Adamov stays behind bars

The Americans have accused Yevgeny Adamov of embezzling $9 million Keystone

Russia’s former nuclear minister Yevgeny Adamov must remain in a Swiss prison pending hearings on extradition requests from the United States and Russia.

This content was published on June 24, 2005 - 12:18

Switzerland’s Federal Court suspended a decision made two weeks ago by another court ordering Adamov’s release.

Earlier this month the Federal Criminal Court in Bellinzona declared that Switzerland had violated Adamov’s immunity as a former minister when he was arrested in May on a US warrant and said he should be released.

The Federal Justice Office immediately appealed against the ruling and Adamov was kept in custody until the Federal Court in Lausanne reached a decision, which it did on Friday.
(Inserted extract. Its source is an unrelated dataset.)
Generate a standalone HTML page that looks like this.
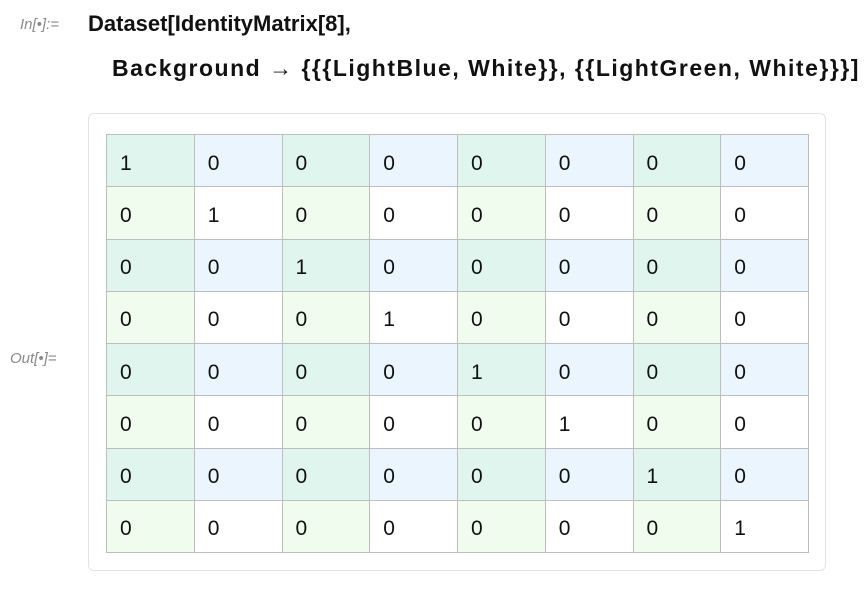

"In extradition procedures, the incarceration of the person sought is the rule, from which only exceptional cases should deviate," said the country’s supreme court.

Federal judges still have to decide on whether Adamov’s immunity was violated when he was arrested. But they said that there was no compelling reason to release the former minister until a decision on this had been reached.

Missing funds

Adamov was arrested in the Swiss capital Bern at the beginning of the month at the request of the US authorities.
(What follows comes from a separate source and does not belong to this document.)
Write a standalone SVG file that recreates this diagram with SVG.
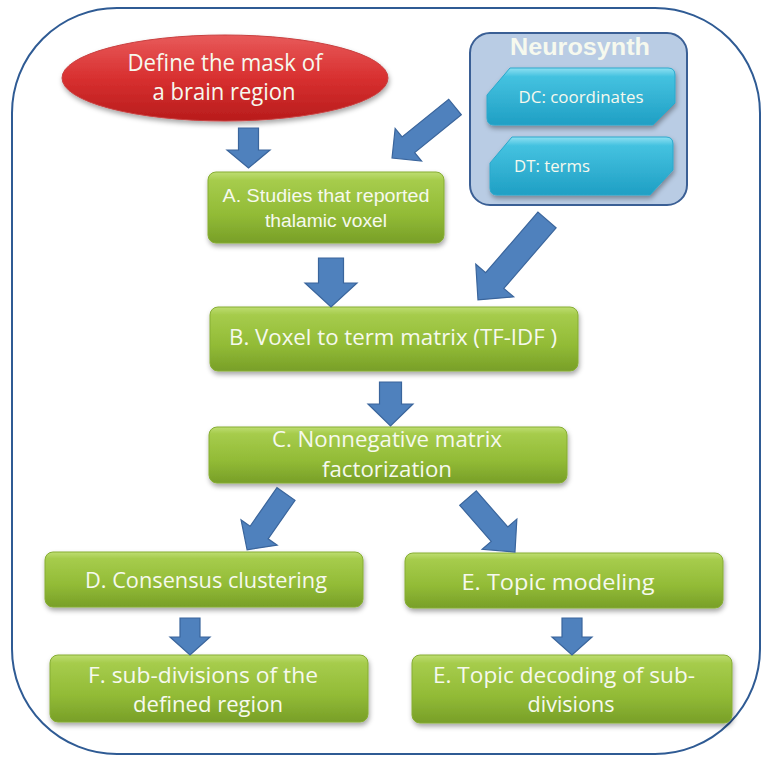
<svg xmlns="http://www.w3.org/2000/svg" width="763" height="758" viewBox="0 0 763 758">
<defs>
<linearGradient id="gGreen" x1="0" y1="0" x2="0" y2="1">
<stop offset="0" stop-color="#bedd72"/>
<stop offset="0.12" stop-color="#a6cc4c"/>
<stop offset="0.6" stop-color="#92bb36"/>
<stop offset="1" stop-color="#789f28"/>
</linearGradient>
<linearGradient id="gRed" x1="0" y1="0" x2="0" y2="1">
<stop offset="0" stop-color="#e85a5a"/>
<stop offset="0.5" stop-color="#d83030"/>
<stop offset="1" stop-color="#b81c1c"/>
</linearGradient>
<linearGradient id="gCyan" x1="0" y1="0" x2="0" y2="1">
<stop offset="0" stop-color="#8fe0f2"/>
<stop offset="0.15" stop-color="#44c2e0"/>
<stop offset="1" stop-color="#1f9fc4"/>
</linearGradient>
<filter id="shadow" x="-10%" y="-20%" width="120%" height="150%">
<feDropShadow dx="1" dy="3" stdDeviation="2.5" flood-color="#000" flood-opacity="0.35"/>
</filter>
</defs>
<style>
.box{fill:url(#gGreen);stroke:#86ad33;stroke-width:1;filter:url(#shadow)}
.cal{font-family:"Open Sans","Noto Sans",sans-serif;fill:#f6f9ee;text-anchor:middle}
.ari{font-family:"Liberation Sans",Arial,sans-serif;fill:#f6f9ee;text-anchor:middle}
.arrow{fill:#4f81bd;stroke:#3a659c;stroke-width:1.2;stroke-linejoin:miter}
.cyan{fill:url(#gCyan);stroke:#2aa8cc;stroke-width:1;filter:url(#shadow)}
</style>

<rect x="12" y="8" width="748" height="746" rx="105" ry="105" fill="#fff" stroke="#2f5b94" stroke-width="2"/>

<g id="mask">
<ellipse cx="225" cy="78" rx="163" ry="43" fill="url(#gRed)" stroke="#c84040" stroke-width="1" filter="url(#shadow)"/>
<text class="cal" x="225" y="71" font-size="23" fill="#fbeeee" textLength="195" lengthAdjust="spacingAndGlyphs">Define the mask of</text>
<text class="cal" x="224" y="100" font-size="23" fill="#fbeeee" textLength="143" lengthAdjust="spacingAndGlyphs">a brain region</text>
</g>

<g id="neurosynth">
<rect x="470" y="33" width="217" height="172" rx="20" ry="20" fill="#b9cce4" stroke="#3a5f95" stroke-width="2"/>
<text class="ari" x="580" y="55" font-size="23" font-weight="bold" fill="#f4f7fb" textLength="140" lengthAdjust="spacingAndGlyphs">Neurosynth</text>
<g id="dc">
<path class="cyan" d="M487,95 L510,68 L668,68 Q675,68 675,75 L675,103 L653,125 L494,125 Q487,125 487,118 Z"/>
<text class="cal" x="581" y="103" font-size="17" textLength="125" lengthAdjust="spacingAndGlyphs">DC: coordinates</text>
</g>
<g id="dt">
<path class="cyan" d="M490,163 L512,137 L666,137 Q673,137 673,144 L673,170 L650,195 L497,195 Q490,195 490,188 Z"/>
<text class="cal" x="514" y="172" font-size="17" style="text-anchor:start" textLength="76" lengthAdjust="spacingAndGlyphs">DT: terms</text>
</g>
</g>

<g id="nodeA">
<rect class="box" x="208" y="172" width="236" height="71" rx="8"/>
<text class="ari" x="326" y="202" font-size="18" textLength="207" lengthAdjust="spacingAndGlyphs">A. Studies that reported</text>
<text class="ari" x="326" y="227" font-size="18" textLength="122" lengthAdjust="spacingAndGlyphs">thalamic voxel</text>
</g>

<g id="nodeB">
<rect class="box" x="210" y="307" width="368" height="64" rx="8"/>
<text class="cal" x="393" y="345" font-size="22" textLength="328" lengthAdjust="spacingAndGlyphs">B. Voxel to term matrix (TF-IDF )</text>
</g>

<g id="nodeC">
<rect class="box" x="209" y="427" width="358" height="56" rx="8"/>
<text class="cal" x="387" y="447" font-size="22" textLength="230" lengthAdjust="spacingAndGlyphs">C. Nonnegative matrix</text>
<text class="cal" x="387" y="477" font-size="22" textLength="130" lengthAdjust="spacingAndGlyphs">factorization</text>
</g>

<g id="nodeD">
<rect class="box" x="45" y="552" width="318" height="55" rx="8"/>
<text class="cal" x="206" y="588" font-size="21.5" textLength="242" lengthAdjust="spacingAndGlyphs">D. Consensus clustering</text>
</g>

<g id="nodeE">
<rect class="box" x="405" y="553" width="318" height="55" rx="8"/>
<text class="cal" x="558" y="590" font-size="21.5" textLength="193" lengthAdjust="spacingAndGlyphs">E. Topic modeling</text>
</g>

<g id="nodeF">
<rect class="box" x="50" y="655" width="318" height="67" rx="8"/>
<text class="cal" x="203" y="683" font-size="21.5" textLength="230" lengthAdjust="spacingAndGlyphs">F. sub-divisions of the</text>
<text class="cal" x="208" y="712" font-size="21.5" textLength="150" lengthAdjust="spacingAndGlyphs">defined region</text>
</g>

<g id="nodeE2">
<rect class="box" x="412" y="655" width="320" height="68" rx="8"/>
<text class="cal" x="564" y="683" font-size="21.5" textLength="262" lengthAdjust="spacingAndGlyphs">E. Topic decoding of sub-</text>
<text class="cal" x="571" y="712" font-size="21.5" textLength="87" lengthAdjust="spacingAndGlyphs">divisions</text>
</g>

<g id="connectors">
<path class="arrow" transform="translate(248.5,128) rotate(90)" d="M0,-10 L22,-10 L22,-21.5 L40,0 L22,21.5 L22,10 L0,10 Z"/>
<path class="arrow" transform="translate(331,258) rotate(90)" d="M0,-12.5 L25,-12.5 L25,-26 L49,0 L25,26 L25,12.5 L0,12.5 Z"/>
<path class="arrow" transform="translate(390.5,382) rotate(90)" d="M0,-11 L22,-11 L22,-22.5 L44,0 L22,22.5 L22,11 L0,11 Z"/>
<path class="arrow" transform="translate(190,618) rotate(90)" d="M0,-10 L19,-10 L19,-20 L37,0 L19,20 L19,10 L0,10 Z"/>
<path class="arrow" transform="translate(572,618) rotate(90)" d="M0,-10 L19,-10 L19,-20 L37,0 L19,20 L19,10 L0,10 Z"/>
<path class="arrow" transform="translate(455,107) rotate(141)" d="M0,-10 L60,-10 L60,-21 L81,0 L60,21 L60,10 L0,10 Z"/>
<path class="arrow" transform="translate(547,220) rotate(130.8)" d="M0,-12 L80,-12 L80,-25 L105.6,0 L80,25 L80,12 L0,12 Z"/>
<path class="arrow" transform="translate(286,494) rotate(124.9)" d="M0,-11 L47,-11 L47,-22 L68,0 L47,22 L47,11 L0,11 Z"/>
<path class="arrow" transform="translate(468,498) rotate(49)" d="M0,-11 L48,-11 L48,-23 L71.6,0 L48,23 L48,11 L0,11 Z"/>
</g>
</svg>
He stands accused of diverting $9 million (SFr11.5 million) of US funds intended to improve security at Russia’s nuclear facilities when he was atomic energy minister from 1998 to 2001.

However, some experts say that Washington aims to use charges of money laundering, tax evasion and conspiracy to derive valuable information about Russia’s atomic-weapons programme.

On top of the US charges, a Moscow court issued an arrest warrant for Adamov, also for fraud, and formally applied for his extradition.

The US authorities lodged a formal extradition request on Friday. The Swiss government has extradition treaties with both countries and has said it will make its decision "in consideration of all the circumstances".

These include the seriousness and the place where the alleged offences were committed, the dates of the extradition requests, the nationality of the person involved and the possibility of subsequent extradition to another state.

swissinfo with agencies

In brief

Yevgeny Adamov was Russia's atomic energy minister from 1998 to 2001, when a parliamentary commission accused him of corruption.

He is charged by the US with embezzling $9 million, which had been destined for nuclear-safety upgrades in Russia, and transferring the money to various US companies under his control.

The Americans have filed a demand for his extradition.

Adamov also faces extradition to Russia, which handed a formal request to the Swiss authorities on May 17, on fraud charges.